■ SHORT PROBLEM: Print the entire listing. Each line must match the original exactly.
____________
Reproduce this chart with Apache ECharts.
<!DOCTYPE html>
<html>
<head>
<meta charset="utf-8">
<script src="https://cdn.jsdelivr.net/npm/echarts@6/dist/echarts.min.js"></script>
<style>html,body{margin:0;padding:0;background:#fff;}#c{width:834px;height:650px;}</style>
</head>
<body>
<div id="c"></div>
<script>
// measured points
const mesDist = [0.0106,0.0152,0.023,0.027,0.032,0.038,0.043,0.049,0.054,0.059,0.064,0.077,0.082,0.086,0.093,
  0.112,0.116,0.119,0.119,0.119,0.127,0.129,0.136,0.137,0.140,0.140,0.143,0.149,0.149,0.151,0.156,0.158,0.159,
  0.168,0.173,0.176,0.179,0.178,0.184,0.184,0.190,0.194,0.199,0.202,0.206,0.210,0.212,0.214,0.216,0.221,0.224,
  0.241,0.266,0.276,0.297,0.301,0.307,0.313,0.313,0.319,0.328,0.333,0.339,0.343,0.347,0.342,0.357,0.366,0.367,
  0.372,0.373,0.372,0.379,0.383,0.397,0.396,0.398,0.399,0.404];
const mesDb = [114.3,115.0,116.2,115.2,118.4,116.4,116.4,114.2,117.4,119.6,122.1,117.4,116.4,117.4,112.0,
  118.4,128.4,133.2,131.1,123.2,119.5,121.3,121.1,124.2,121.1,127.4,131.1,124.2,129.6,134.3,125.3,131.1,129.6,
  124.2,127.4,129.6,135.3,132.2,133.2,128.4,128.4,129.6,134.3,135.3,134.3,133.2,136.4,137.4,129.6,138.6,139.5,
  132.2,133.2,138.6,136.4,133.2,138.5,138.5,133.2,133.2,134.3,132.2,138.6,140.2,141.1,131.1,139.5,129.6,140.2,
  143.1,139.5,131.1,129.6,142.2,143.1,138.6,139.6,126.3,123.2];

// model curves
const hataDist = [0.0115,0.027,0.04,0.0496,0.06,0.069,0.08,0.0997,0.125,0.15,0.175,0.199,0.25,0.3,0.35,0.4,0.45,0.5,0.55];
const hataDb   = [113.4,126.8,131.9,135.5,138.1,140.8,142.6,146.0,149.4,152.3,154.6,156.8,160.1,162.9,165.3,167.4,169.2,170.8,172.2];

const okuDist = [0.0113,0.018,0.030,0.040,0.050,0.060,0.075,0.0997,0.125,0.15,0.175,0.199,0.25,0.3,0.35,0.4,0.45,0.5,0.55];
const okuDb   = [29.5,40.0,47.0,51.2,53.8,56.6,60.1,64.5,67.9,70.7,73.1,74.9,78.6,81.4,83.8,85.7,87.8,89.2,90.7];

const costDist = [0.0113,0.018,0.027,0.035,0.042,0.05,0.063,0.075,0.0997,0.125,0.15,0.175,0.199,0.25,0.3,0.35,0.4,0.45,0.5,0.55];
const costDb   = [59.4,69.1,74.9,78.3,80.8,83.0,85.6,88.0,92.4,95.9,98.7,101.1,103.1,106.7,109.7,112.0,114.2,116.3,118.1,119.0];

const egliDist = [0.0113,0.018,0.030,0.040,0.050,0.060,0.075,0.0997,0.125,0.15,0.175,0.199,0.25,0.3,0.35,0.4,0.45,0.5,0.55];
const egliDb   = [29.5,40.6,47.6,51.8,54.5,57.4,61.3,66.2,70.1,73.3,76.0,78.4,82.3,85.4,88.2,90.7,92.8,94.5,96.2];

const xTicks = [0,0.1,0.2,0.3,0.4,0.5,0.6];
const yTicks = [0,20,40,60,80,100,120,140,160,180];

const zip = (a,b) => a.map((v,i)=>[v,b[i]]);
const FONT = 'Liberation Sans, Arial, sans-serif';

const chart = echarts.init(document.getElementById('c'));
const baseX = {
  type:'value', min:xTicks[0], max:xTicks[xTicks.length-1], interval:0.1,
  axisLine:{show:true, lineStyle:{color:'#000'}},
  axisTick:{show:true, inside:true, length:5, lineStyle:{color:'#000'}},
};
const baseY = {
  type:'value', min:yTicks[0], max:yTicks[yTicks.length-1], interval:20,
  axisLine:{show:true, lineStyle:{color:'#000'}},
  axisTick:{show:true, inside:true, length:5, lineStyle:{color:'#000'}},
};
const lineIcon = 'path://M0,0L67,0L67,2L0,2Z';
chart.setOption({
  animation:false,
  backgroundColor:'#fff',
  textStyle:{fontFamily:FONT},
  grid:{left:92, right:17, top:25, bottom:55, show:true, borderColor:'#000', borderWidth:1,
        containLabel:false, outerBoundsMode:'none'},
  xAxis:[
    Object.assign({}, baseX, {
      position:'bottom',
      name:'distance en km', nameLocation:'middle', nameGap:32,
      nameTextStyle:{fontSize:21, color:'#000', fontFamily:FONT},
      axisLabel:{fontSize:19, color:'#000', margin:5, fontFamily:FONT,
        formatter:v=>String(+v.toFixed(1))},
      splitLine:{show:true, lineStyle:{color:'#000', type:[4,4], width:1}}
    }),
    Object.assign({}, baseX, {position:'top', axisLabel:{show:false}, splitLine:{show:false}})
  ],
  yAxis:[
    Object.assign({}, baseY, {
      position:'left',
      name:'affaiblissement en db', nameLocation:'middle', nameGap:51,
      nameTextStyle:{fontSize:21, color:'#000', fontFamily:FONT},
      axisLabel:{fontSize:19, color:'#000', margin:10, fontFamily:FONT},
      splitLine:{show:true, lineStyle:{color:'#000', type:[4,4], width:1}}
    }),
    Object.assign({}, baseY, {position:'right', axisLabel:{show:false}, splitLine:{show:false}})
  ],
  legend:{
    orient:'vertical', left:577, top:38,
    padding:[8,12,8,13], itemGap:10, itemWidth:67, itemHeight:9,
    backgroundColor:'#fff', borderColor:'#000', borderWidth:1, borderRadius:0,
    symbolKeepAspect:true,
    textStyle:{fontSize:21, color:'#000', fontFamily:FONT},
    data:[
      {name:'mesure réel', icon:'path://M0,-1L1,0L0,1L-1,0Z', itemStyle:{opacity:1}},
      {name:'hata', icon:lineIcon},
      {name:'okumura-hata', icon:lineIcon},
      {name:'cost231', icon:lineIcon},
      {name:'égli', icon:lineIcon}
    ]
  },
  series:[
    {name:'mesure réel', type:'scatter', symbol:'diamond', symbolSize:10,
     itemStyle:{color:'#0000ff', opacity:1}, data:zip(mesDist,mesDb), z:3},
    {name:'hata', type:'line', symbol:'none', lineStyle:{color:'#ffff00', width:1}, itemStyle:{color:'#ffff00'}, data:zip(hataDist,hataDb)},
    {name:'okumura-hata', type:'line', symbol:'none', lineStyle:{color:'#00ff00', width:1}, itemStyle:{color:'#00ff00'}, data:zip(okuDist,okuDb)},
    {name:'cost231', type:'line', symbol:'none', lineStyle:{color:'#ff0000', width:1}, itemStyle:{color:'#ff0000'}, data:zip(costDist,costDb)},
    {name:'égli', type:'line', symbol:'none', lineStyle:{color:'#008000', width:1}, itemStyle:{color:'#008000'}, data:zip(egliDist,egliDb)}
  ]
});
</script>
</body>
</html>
____________
■ EXERCISE SOLUTION:
Reproduce this chart with Apache ECharts.
<!DOCTYPE html>
<html>
<head>
<meta charset="utf-8">
<script src="https://cdn.jsdelivr.net/npm/echarts@6/dist/echarts.min.js"></script>
<style>html,body{margin:0;padding:0;background:#fff;}#c{width:834px;height:650px;}</style>
</head>
<body>
<div id="c"></div>
<script>
// measured points
const mesDist = [0.0106,0.0152,0.023,0.027,0.032,0.038,0.043,0.049,0.054,0.059,0.064,0.077,0.082,0.086,0.093,
  0.112,0.116,0.119,0.119,0.119,0.127,0.129,0.136,0.137,0.140,0.140,0.143,0.149,0.149,0.151,0.156,0.158,0.159,
  0.168,0.173,0.176,0.179,0.178,0.184,0.184,0.190,0.194,0.199,0.202,0.206,0.210,0.212,0.214,0.216,0.221,0.224,
  0.241,0.266,0.276,0.297,0.301,0.307,0.313,0.313,0.319,0.328,0.333,0.339,0.343,0.347,0.342,0.357,0.366,0.367,
  0.372,0.373,0.372,0.379,0.383,0.397,0.396,0.398,0.399,0.404];
const mesDb = [114.3,115.0,116.2,115.2,118.4,116.4,116.4,114.2,117.4,119.6,122.1,117.4,116.4,117.4,112.0,
  118.4,128.4,133.2,131.1,123.2,119.5,121.3,121.1,124.2,121.1,127.4,131.1,124.2,129.6,134.3,125.3,131.1,129.6,
  124.2,127.4,129.6,135.3,132.2,133.2,128.4,128.4,129.6,134.3,135.3,134.3,133.2,136.4,137.4,129.6,138.6,139.5,
  132.2,133.2,138.6,136.4,133.2,138.5,138.5,133.2,133.2,134.3,132.2,138.6,140.2,141.1,131.1,139.5,129.6,140.2,
  143.1,139.5,131.1,129.6,142.2,143.1,138.6,139.6,126.3,123.2];

// model curves
const hataDist = [0.0115,0.027,0.04,0.0496,0.06,0.069,0.08,0.0997,0.125,0.15,0.175,0.199,0.25,0.3,0.35,0.4,0.45,0.5,0.55];
const hataDb   = [113.4,126.8,131.9,135.5,138.1,140.8,142.6,146.0,149.4,152.3,154.6,156.8,160.1,162.9,165.3,167.4,169.2,170.8,172.2];

const okuDist = [0.0113,0.018,0.030,0.040,0.050,0.060,0.075,0.0997,0.125,0.15,0.175,0.199,0.25,0.3,0.35,0.4,0.45,0.5,0.55];
const okuDb   = [29.5,40.0,47.0,51.2,53.8,56.6,60.1,64.5,67.9,70.7,73.1,74.9,78.6,81.4,83.8,85.7,87.8,89.2,90.7];

const costDist = [0.0113,0.018,0.027,0.035,0.042,0.05,0.063,0.075,0.0997,0.125,0.15,0.175,0.199,0.25,0.3,0.35,0.4,0.45,0.5,0.55];
const costDb   = [59.4,69.1,74.9,78.3,80.8,83.0,85.6,88.0,92.4,95.9,98.7,101.1,103.1,106.7,109.7,112.0,114.2,116.3,118.1,119.0];

const egliDist = [0.0113,0.018,0.030,0.040,0.050,0.060,0.075,0.0997,0.125,0.15,0.175,0.199,0.25,0.3,0.35,0.4,0.45,0.5,0.55];
const egliDb   = [29.5,40.6,47.6,51.8,54.5,57.4,61.3,66.2,70.1,73.3,76.0,78.4,82.3,85.4,88.2,90.7,92.8,94.5,96.2];

const xTicks = [0,0.1,0.2,0.3,0.4,0.5,0.6];
const yTicks = [0,20,40,60,80,100,120,140,160,180];

const zip = (a,b) => a.map((v,i)=>[v,b[i]]);
const FONT = 'Liberation Sans, Arial, sans-serif';

const chart = echarts.init(document.getElementById('c'));
const baseX = {
  type:'value', min:xTicks[0], max:xTicks[xTicks.length-1], interval:0.1,
  axisLine:{show:true, lineStyle:{color:'#000'}},
  axisTick:{show:true, inside:true, length:5, lineStyle:{color:'#000'}},
};
const baseY = {
  type:'value', min:yTicks[0], max:yTicks[yTicks.length-1], interval:20,
  axisLine:{show:true, lineStyle:{color:'#000'}},
  axisTick:{show:true, inside:true, length:5, lineStyle:{color:'#000'}},
};
const lineIcon = 'path://M0,0L67,0L67,2L0,2Z';
chart.setOption({
  animation:false,
  backgroundColor:'#fff',
  textStyle:{fontFamily:FONT},
  grid:{left:92, right:17, top:25, bottom:55, show:true, borderColor:'#000', borderWidth:1,
        containLabel:false, outerBoundsMode:'none'},
  xAxis:[
    Object.assign({}, baseX, {
      position:'bottom',
      name:'distance en km', nameLocation:'middle', nameGap:32,
      nameTextStyle:{fontSize:21, color:'#000', fontFamily:FONT},
      axisLabel:{fontSize:19, color:'#000', margin:5, fontFamily:FONT,
        formatter:v=>String(+v.toFixed(1))},
      splitLine:{show:true, lineStyle:{color:'#000', type:[4,4], width:1}}
    }),
    Object.assign({}, baseX, {position:'top', axisLabel:{show:false}, splitLine:{show:false}})
  ],
  yAxis:[
    Object.assign({}, baseY, {
      position:'left',
      name:'affaiblissement en db', nameLocation:'middle', nameGap:51,
      nameTextStyle:{fontSize:21, color:'#000', fontFamily:FONT},
      axisLabel:{fontSize:19, color:'#000', margin:10, fontFamily:FONT},
      splitLine:{show:true, lineStyle:{color:'#000', type:[4,4], width:1}}
    }),
    Object.assign({}, baseY, {position:'right', axisLabel:{show:false}, splitLine:{show:false}})
  ],
  legend:{
    orient:'vertical', left:577, top:38,
    padding:[8,12,8,13], itemGap:10, itemWidth:67, itemHeight:9,
    backgroundColor:'#fff', borderColor:'#000', borderWidth:1, borderRadius:0,
    symbolKeepAspect:true,
    textStyle:{fontSize:21, color:'#000', fontFamily:FONT},
    data:[
      {name:'mesure réel', icon:'path://M0,-1L1,0L0,1L-1,0Z', itemStyle:{opacity:1}},
      {name:'hata', icon:lineIcon},
      {name:'okumura-hata', icon:lineIcon},
      {name:'cost231', icon:lineIcon},
      {name:'égli', icon:lineIcon}
    ]
  },
  series:[
    {name:'mesure réel', type:'scatter', symbol:'diamond', symbolSize:10,
     itemStyle:{color:'#0000ff', opacity:1}, data:zip(mesDist,mesDb), z:3},
    {name:'hata', type:'line', symbol:'none', lineStyle:{color:'#ffff00', width:1}, itemStyle:{color:'#ffff00'}, data:zip(hataDist,hataDb)},
    {name:'okumura-hata', type:'line', symbol:'none', lineStyle:{color:'#00ff00', width:1}, itemStyle:{color:'#00ff00'}, data:zip(okuDist,okuDb)},
    {name:'cost231', type:'line', symbol:'none', lineStyle:{color:'#ff0000', width:1}, itemStyle:{color:'#ff0000'}, data:zip(costDist,costDb)},
    {name:'égli', type:'line', symbol:'none', lineStyle:{color:'#008000', width:1}, itemStyle:{color:'#008000'}, data:zip(egliDist,egliDb)}
  ]
});
</script>
</body>
</html>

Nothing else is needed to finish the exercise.